A smile slowly spread across my face.  I had only recently been thinking of that very exchange. “Yes,” I said. “Here I’d thought I was giving you something, a gift, by writing about you, about us, and you responded by saying: I don’t want it, I don’t need it, I didn’t ask for it.  You rejected that gift, and now you’re rejecting this one.”

“So my opening the door when I’m ready is a gift to me,” Ronit said.  “And your opening the door — on our relationship — is also a gift to me.  Even if I feel that this is a door that should remain closed.”

Wow. I got it.
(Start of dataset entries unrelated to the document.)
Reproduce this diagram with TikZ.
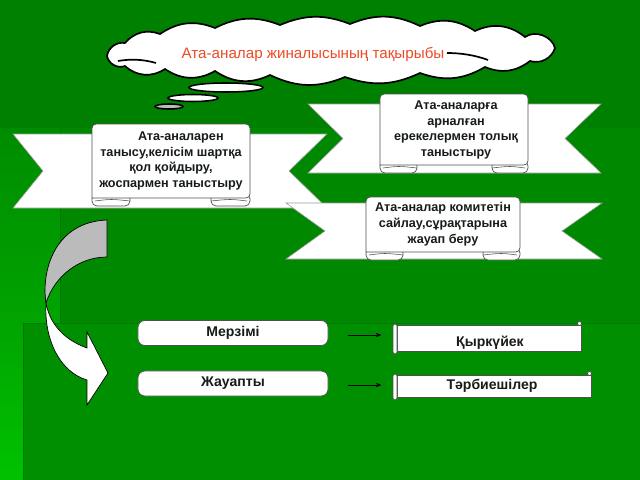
\documentclass[tikz,border=0pt]{standalone}
\usepackage{fontspec}
\setmainfont{Liberation Sans}
\usetikzlibrary{arrows.meta}
\definecolor{g0}{HTML}{008000}
\definecolor{g1}{HTML}{008900}
\definecolor{g2}{HTML}{008F00}
\definecolor{gl1}{HTML}{008C00}
\definecolor{gl2}{HTML}{00A400}
\definecolor{gl3}{HTML}{00C200}
\definecolor{gline}{HTML}{007A00}
\definecolor{txt}{HTML}{161C16}
\definecolor{cloudred}{HTML}{EE4A26}
\definecolor{scrollgray}{HTML}{505050}
\definecolor{bandgray}{HTML}{9A9A9A}
\definecolor{arrgray}{HTML}{BBBBBB}
\tikzset{
 band/.style={fill=white, draw=bandgray, line width=0.4pt},
 scrl/.style={fill=white, draw=scrollgray, line width=0.5pt},
 scrltxt/.style={text=txt, font=\bfseries\fontsize{9}{11.2}\selectfont, align=center, inner sep=0pt},
 cloudtxt/.style={text=cloudred, font=\fontsize{10.8}{13}\selectfont, inner sep=0pt},
 lbl/.style={text=txt, font=\bfseries\fontsize{10}{12}\selectfont, inner sep=0pt},
 lbox/.style={fill=white, draw=scrollgray, line width=0.5pt, rounded corners=5pt, minimum width=4.75cm, minimum height=0.625cm, inner sep=0pt},
 bub/.style={fill=white, draw=black, line width=1.1pt},
 arr/.style={-{Stealth[length=4pt,width=3.2pt]}, draw=black, line width=0.5pt},
 bendline/.style={draw=black, line width=0.5pt},
}
\newcommand\myband[6]{\draw[band] (#1,#3) -- (#2,#3) -- ({#2-#6},{(#3+#4)/2}) -- (#2,#4) -- (#1,#4) -- ({#1+#5},{(#3+#4)/2}) -- cycle;}
\newcommand\myscroll[6]{%
 \draw[scrl, rounded corners=3.5pt] (#1,#4-4) rectangle (#5,#4+8);
 \draw[scrl, rounded corners=3.5pt] (#6,#4-4) rectangle (#2,#4+8);
 \draw[scrollgray, line width=0.4pt] (#1+3,#4+3) .. controls ({(#1+#5)/2},#4+1) .. (#5,#4+3) (#6,#4+3) .. controls ({(#6+#2)/2},#4+1) .. (#2-3,#4+3);
 \draw[scrl, rounded corners=3pt] (#1,#4) -- (#1,#3) -- (#2,#3) -- (#2,#4) [sharp corners] -- cycle;}
\newcommand\myhscroll[4]{%
 \draw[scrl] (#1+4,#3) rectangle (#2,#4);
 \draw[scrl, rounded corners=1.5pt] (#1,#3-1) rectangle (#1+4,#4+3);
 \draw[scrl] (#2-1.5,#3-1.5) circle[radius=2];}
\begin{document}
\begin{tikzpicture}[x=0.025cm,y=-0.025cm]
\useasboundingbox (0,0) rectangle (640,480);
% background
\fill[g0] (0,0) rectangle (640,480);
\shade[top color=gl1, bottom color=gl2] (0,128) rectangle (60,323);
\fill[g1] (60,128) rectangle (640,323);
\shade[top color=gl2, bottom color=gl3] (0,323) rectangle (23,480);
\fill[g2] (23,323) rectangle (640,480);
\draw[gline, line width=0.4pt] (60,128) -- (60,323) (23,323) -- (640,323) (23,323) -- (23,480);
% cloud
\draw[black, line width=1.2pt, fill=white] (107,56)
  to[bend left=45] (125,43) to[bend left=35] (160,34) to[bend left=28] (215,28)
  to[bend left=24] (280,25) to[bend left=22] (350,24) to[bend left=24] (420,26)
  to[bend left=28] (475,31) to[bend left=32] (525,37) to[bend left=55] (555,48)
  to[bend left=45] (530,61) to[bend left=30] (485,67) to[bend left=25] (420,73)
  to[bend left=22] (345,77) to[bend left=24] (270,75) to[bend left=30] (215,71)
  to[bend left=32] (165,69) to[bend left=38] (125,66) to[bend left=50] (107,56) -- cycle;
\coordinate (cloud) at (330,51);
\draw[black, line width=1.2pt] (118,61) .. controls (130,59) and (142,59) .. (156,63);
\draw[black, line width=1.2pt] (447,53) .. controls (460,53) and (475,55) .. (488,60);
\node[cloudtxt] (t-cloud) at (313,55) {Ата-аналар жиналысының тақырыбы};
\draw[bub] (226,87.5) ellipse [x radius=37, y radius=4.5];
\draw[bub] (193,98) ellipse [x radius=25, y radius=3.5];
\draw[bub, fill=arrgray] (169,106.5) ellipse [x radius=14, y radius=2.5];
% left ribbon
\myband{13}{327}{134}{208}{30}{38}
\myscroll{92}{250}{124}{198}{130}{211}
\node[scrltxt] (t-left) at (171,161) {\hspace*{14pt}Ата-аналарен\\танысу,келісім шартқа\\қол қойдыру,\\жоспармен таныстыру};
% upper right ribbon
\myband{308}{601}{104}{173}{35}{36}
\myscroll{380}{528}{94}{165}{417}{492}
\node[scrltxt] (t-ur) at (456,130) {Ата-аналарға\\арналған\\ерекелермен толық\\таныстыру};
% lower right ribbon
\myband{286}{602}{203}{259}{39}{40}
\myscroll{366}{520}{197}{252}{403}{483}
\node[scrltxt] (t-lr) at (443,224) {Ата-аналар комитетін\\сайлау,сұрақтарына\\жауап беру};
% curved arrow
\draw[bendline, fill=arrgray] (107,220) -- (107,257) .. controls (80,257) and (55,275) .. (46,303) .. controls (41,270) and (55,222) .. (107,220) -- cycle;
\draw[bendline, fill=white] (46,303) .. controls (44,340) and (60,372) .. (87,380) -- (87,405) -- (108,373) -- (87,332) -- (87,348) .. controls (65,340) and (50,325) .. (46,303) -- cycle;
% bottom labels
\node[lbox] (mz) at (233,333) {};
\node[lbl] (t-mz) at (233,333) {Мерзімі};
\node[lbox] (ja) at (233,383.5) {};
\node[lbl] (t-ja) at (233,383) {Жауапты};
\myhscroll{393}{581}{325}{351}
\node[lbl] (t-kr) at (490,343) {Қыркүйек};
\myhscroll{393}{591}{375}{397}
\node[lbl] (t-tb) at (492,386) {Тәрбиешілер};
\draw[arr] ([shift={(20,2)}]mz.east) -- ++(33,0);
\draw[arr] ([shift={(20,1.5)}]ja.east) -- ++(33,0);
\end{tikzpicture}
\end{document}
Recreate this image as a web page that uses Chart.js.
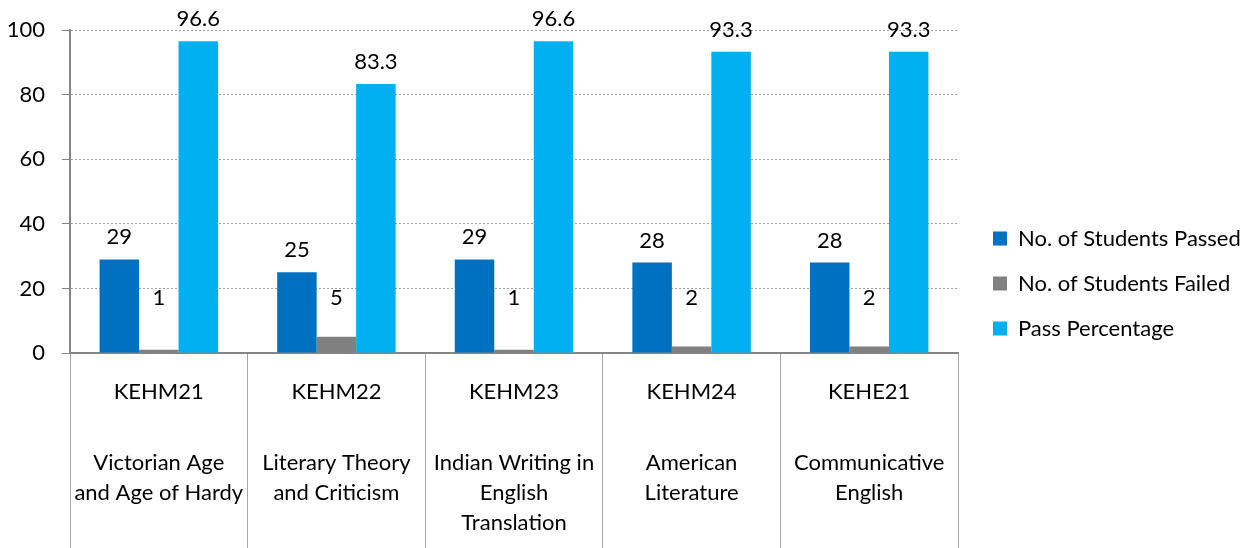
<!DOCTYPE html>
<html>
<head>
<meta charset="utf-8">
<script src="https://cdn.jsdelivr.net/npm/chart.js@4"></script>
<style>
  html, body { margin: 0; padding: 0; background: #fff; }
  #wrap { width: 1254px; height: 548px; position: relative; }
</style>
</head>
<body>
<div id="wrap"><canvas id="resultChart"></canvas></div>
<script>
// course codes and names under each group
const courseCodes = ["KEHM21", "KEHM22", "KEHM23", "KEHM24", "KEHE21"];
const courseNames = [
    ["Victorian Age", "and Age of Hardy"],
    ["Literary Theory", "and Criticism"],
    ["Indian Writing in", "English", "Translation"],
    ["American", "Literature"],
    ["Communicative", "English"]
];

// series values
const studentsPassed = [29, 25, 29, 28, 28];
const studentsFailed = [1, 5, 1, 2, 2];
const passPercentage = [96.6, 83.3, 96.6, 93.3, 93.3];

const yTicks = [0, 20, 40, 60, 80, 100];

const fontFamily = "Lato, 'Open Sans', sans-serif";
const fontSize = 22;

// Draws the two-level category labels and the values above the bars
const labelsPlugin = {
    id: "labelsPlugin",
    beforeLayout(chart) {
        // legend takes the rest of the width to the right of the plot
        const legend = chart.legend;
        if (legend && !legend._fitWrapped) {
            const origFit = legend.fit;
            legend.fit = function() {
                origFit.call(this);
                this.width = 296;
            };
            legend._fitWrapped = true;
        }
    },
    afterLayout(chart) {
        const legend = chart.legend;
        legend.left += 12;
        legend.right += 12;
        legend.top -= 5;
        legend.bottom -= 5;
    },
    afterDatasetsDraw(chart) {
        const ctx = chart.ctx;
        const xScale = chart.scales.x;
        const yScale = chart.scales.y;
        ctx.save();
        ctx.fillStyle = "#000";
        ctx.textAlign = "center";
        ctx.textBaseline = "middle";
        ctx.font = fontSize + "px " + fontFamily;

        chart.data.datasets.forEach((ds, di) => {
            const meta = chart.getDatasetMeta(di);
            meta.data.forEach((bar, i) => {
                let y = bar.y - 22;
                if (di === 1) y = Math.min(y, yScale.getPixelForValue(17));
                ctx.fillText(String(ds.data[i]), bar.x, y);
            });
        });

        const base = chart.chartArea.bottom;
        courseCodes.forEach((code, i) => {
            const x = xScale.getPixelForValue(i);
            ctx.fillText(code, x, base + 39);
            courseNames[i].forEach((line, j) => {
                ctx.fillText(line, x, base + 110 + j * 30);
            });
        });
        ctx.restore();
    }
};

const ctx = document.getElementById("resultChart").getContext("2d");
new Chart(ctx, {
    type: "bar",
    data: {
        labels: courseCodes,
        datasets: [
            { label: "No. of Students Passed", data: studentsPassed, backgroundColor: "#0070C0" },
            { label: "No. of Students Failed", data: studentsFailed, backgroundColor: "#808080" },
            { label: "Pass Percentage", data: passPercentage, backgroundColor: "#00B0F0" }
        ]
    },
    options: {
        responsive: true,
        maintainAspectRatio: false,
        animation: false,
        layout: { padding: { left: 0, top: 29, right: 0, bottom: 0 } },
        datasets: { bar: { categoryPercentage: 0.667, barPercentage: 1.0 } },
        scales: {
            x: {
                grid: {
                    offset: true,
                    drawOnChartArea: false,
                    tickLength: 195,
                    color: "#A6A6A6",
                    lineWidth: 1
                },
                border: { color: "#868686", width: 2 },
                ticks: { display: false }
            },
            y: {
                min: 0,
                max: 100,
                afterBuildTicks(axis) {
                    axis.ticks = yTicks.map(v => ({ value: v }));
                },
                afterFit(axis) {
                    axis.width = 70;
                },
                grid: {
                    color: (c) => c.tick && c.tick.value === 0 ? "rgba(0,0,0,0)" : "#A0A0A0",
                    tickColor: "#868686",
                    tickLength: 8,
                    tickBorderDash: [],
                    lineWidth: 1
                },
                border: { color: "#868686", width: 2, dash: [2, 2] },
                ticks: {
                    color: "#000",
                    padding: 17,
                    font: { size: fontSize, family: fontFamily }
                }
            }
        },
        plugins: {
            legend: {
                position: "right",
                labels: {
                    color: "#000",
                    boxWidth: 14,
                    boxHeight: 14,
                    padding: 23,
                    font: { size: fontSize, family: fontFamily }
                }
            },
            tooltip: { enabled: false }
        }
    },
    plugins: [labelsPlugin]
});
</script>
</body>
</html>
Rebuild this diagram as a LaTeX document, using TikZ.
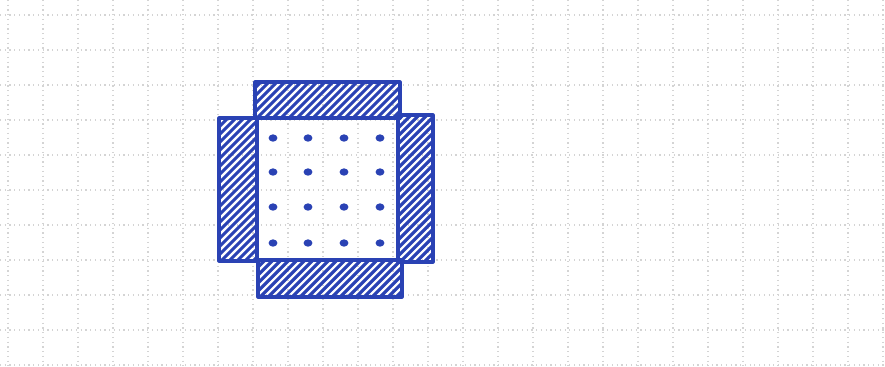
\documentclass[tikz,border=0pt]{standalone}
\usepackage{tikz}
\definecolor{pen}{RGB}{42,66,180}
\definecolor{gridgray}{RGB}{212,212,212}
\tikzset{
  flap/.style={draw=pen, line width=1.8pt, line join=round},
  hatch/.style={pen, line width=1.8pt},
  paper/.style={gridgray, dotted, line width=0.7pt}
}
\newcommand{\flapbox}[4]{%
  \begin{scope}
    \clip (#1,#2) rectangle (#3,#4);
    \foreach \s in {-150,-142,...,150}
      \draw[hatch] ({#1+\s},#4) -- ++(300,-300);
  \end{scope}
  \draw[flap] (#1,#2) rectangle (#3,#4);
}

\begin{document}
\begin{tikzpicture}[x=0.02cm,y=-0.02cm]
\useasboundingbox (0,0) rectangle (885,366);

% squared paper
\foreach \x in {8,43,...,883}
  \draw[paper] (\x,0) -- (\x,366);
\foreach \y in {15,50,...,365}
  \draw[paper] (0,\y) -- (885,\y);

% the four hatched flaps
\flapbox{255}{82}{400}{118}
\flapbox{219}{118}{257}{261}
\flapbox{398}{115}{433}{262}
\flapbox{258}{260}{402}{297}

% dots in the middle square
\foreach \x in {273,308,344,380}
  \foreach \y in {138,172,207,243}
    \fill[pen] (\x,\y) ellipse (2.5pt and 2.1pt);
\end{tikzpicture}
\end{document}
In her opinion, neither of these two gifts were gifts.

“Fine,” I said, poutily.  “I’ll ring the damn bell.  It’s just stupid, is all I’m saying.  I’m sitting out there knowing you’re in here waiting for me to ring the bell and you’re in here knowing I’m sitting out there wondering if it’s the right time for me to ring it.  And anyway, why does this keep happening?  Why do we waste all this time talking about the door?  The last few times I’ve come here, I’ve had no intention of talking about the door, and yet we spend the first ten minutes of each session talking about it.”

Ronit shrugged.  “That’s what we’re here for, isn’t it?” she said.  “To open doors?”

I changed the subject, or so I thought. “I don’t like the longer session,” I said. “There’s too much time.  You get tired.  I get tired.  I can feel us both running out of steam.  I don’t like that.  I don’t want to wilt, and I don’t want to see you wilt. I’d like to walk out of here at a peak moment, not a valley moment.”

“So we’re talking about transitions,” Ronit said.  “Arriving. Departing.”

“The longer sessions feel . . . flabby,” I said.  “No, not flabby.  Flaccid.  Yeah, flaccid. They don’t feel . . . tight enough.  We’re trying to compensate for the lack of a second weekly session, but I don’t think it works that way; longer isn’t necessarily better.  Longer doesn’t make up for less frequent.”

Suddenly I looked at her and blushed.  All that sexual terminology! But maybe she hadn’t noticed.  Or maybe she had noticed but chose not to mention it.  In any event, it wasn’t something I cared to pursue right now.  Maybe another time.

“I think the longer session has enabled you to open doors you wouldn’t have had time to open otherwise,” she said, and then she referred to a “door” I had opened during the previous session.  I sighed.  I understood she wasn’t going to let me give up so fast on the 75-minute-session.  She had a quiet but formidable strength, a kind of below-sea-level tug.

The door remained an issue.  The next time I came, I plopped myself down in the waiting area and checked my watch.  I was fully prepared to ring the bell at 9:30, but at 9:29 the door opened and there she was.

“Oh!” I said, both pleasantly surprised (wow, she’s gonna change the rules — for me!) and flustered (wow, she’s gonna change the rules — for me!).

The subsequent session, the same thing happened — she opened the door spontaneously — but this time she seemed put out.  She wanted to know how the situation in Tel Aviv was any different from the one in Jerusalem:  why did I have no problem ringing the bell there but I did here?

“Because now you have a waiting room,” I said.

“Yes . . .”

“Because now I can’t time my arrival as precisely as I could then,” I said.

“Yes . . . ”

“Because, because . . .”

But the truth was:  I didn’t know why the bell had become a problem.  I didn’t have an answer for her question.

“It’s the same watch,” she finally said.  “You’re telling time on the same watch.”

After that, for a week or so, I found a certain Hebrew word repeating itself over and over again in my head.  The word was pitzuim.  I mentioned this to Ronit. I told her that I wasn’t even sure of the exact translation in English.  Was it “benefits?”  No, that wasn’t it.  It was the thing that people received when they were fired from their jobs.  And then, just as I came up with it — “Damages” — she announced, “Compensation.”

“Oh right!” I said.  “That’s it! Compensation!  Not damages!”

She smiled.  “Well, I don’t know,” she said.  “Maybe it is damages.  It’s your dictionary, not mine.”

One thing was clear.  It seemed that I still thought she owed me something, and I would take payment in the form of getting her to do things my way.  Or in the way of my old analyst: the good one, the one who hadn’t moved to Tel Aviv.